The Space Shuttle, officially the Space Transportation System (STS), is the fruition of an idea whos time has come--and gone about twenty years ago. The concept behind it was a spacecraft that could be launched into orbit by rocket, and then glide back into the atmosphere to a landing like an aircraft, and be reusable. It was conceived that such a spacecraft would be more feasible to use than conventional expendable rockets and space capsules. Just as importantly, it was a space project by which the US could demonstrate its technical prowess to the world (read: the Soviet Union). "If we can conceive it, we can make it" was the inspiration, not unlike Kennedy's earlier, "because it's there" raison d'etre for the manned moon missions. So, the Space Shuttle program was kicked-off, the first shuttle was launched ito space, it came back and landed as expected.

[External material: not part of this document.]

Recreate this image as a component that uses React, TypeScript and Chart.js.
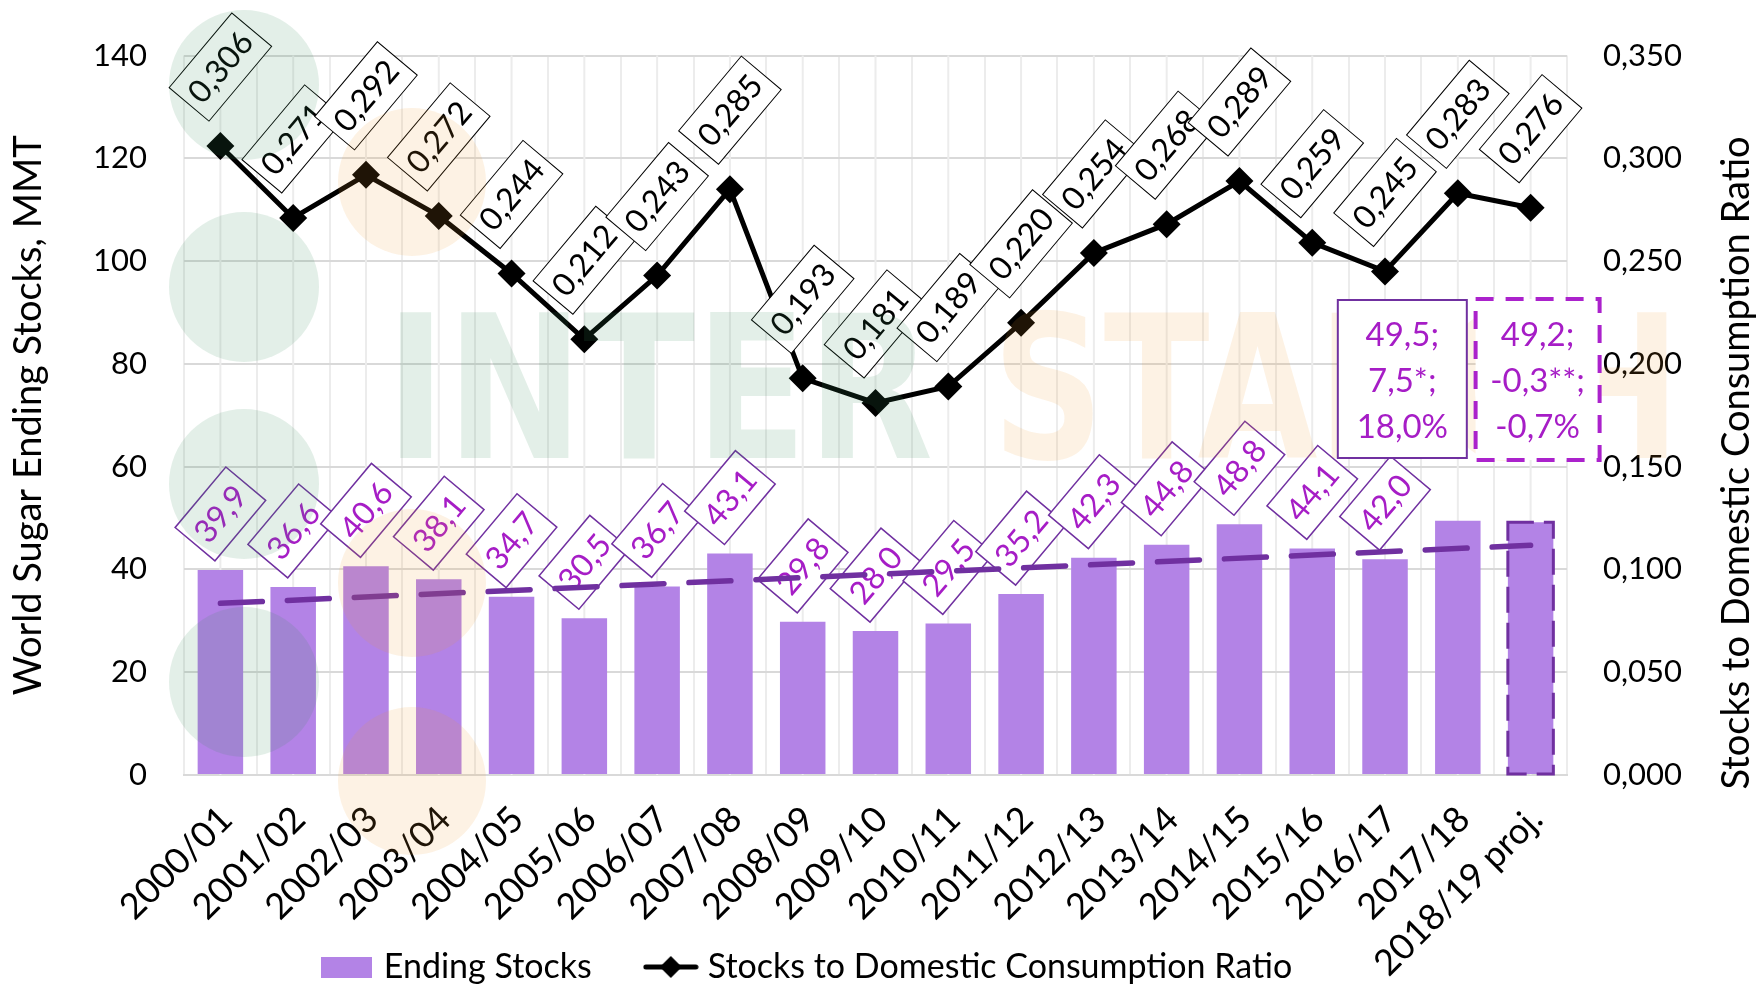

It was spectacularly successful. Soon, more shuttles were built, and shuttle launches became so common that they ceased to be aired by the major television broadcast corps.
The problem with the StS is that it's ends, rocket launch/ aircraft return, and semi-reusability, are irrelevant and incongruent to the larger, international space program objectives: duration research in space, the return to the moon, and a manned mission to the planet Mars.
The STS is so exceedingly complex that any ideas of cost-effectiveness were thrown out of the equation even while it was still being developed. It's been cheaper and much more reliable to use conventional rockets to deliver payloads to space. Science experiments are better handled by the International Space Station (ISS) than by the STS, which was not designed to stay in orbit for much more than a week.
The STS is in effect a very expensive, highly unreliable freighter that has proven to be woefully inappropriate and obsolete for the purposes it's being applied to. It is the white elephant of the US space program.
A few weeks ago the New York Times reported that the Space Shuttle program is going to be phased out in favor of more conventional rockets and space capsules. NPR broadcast a similar story today.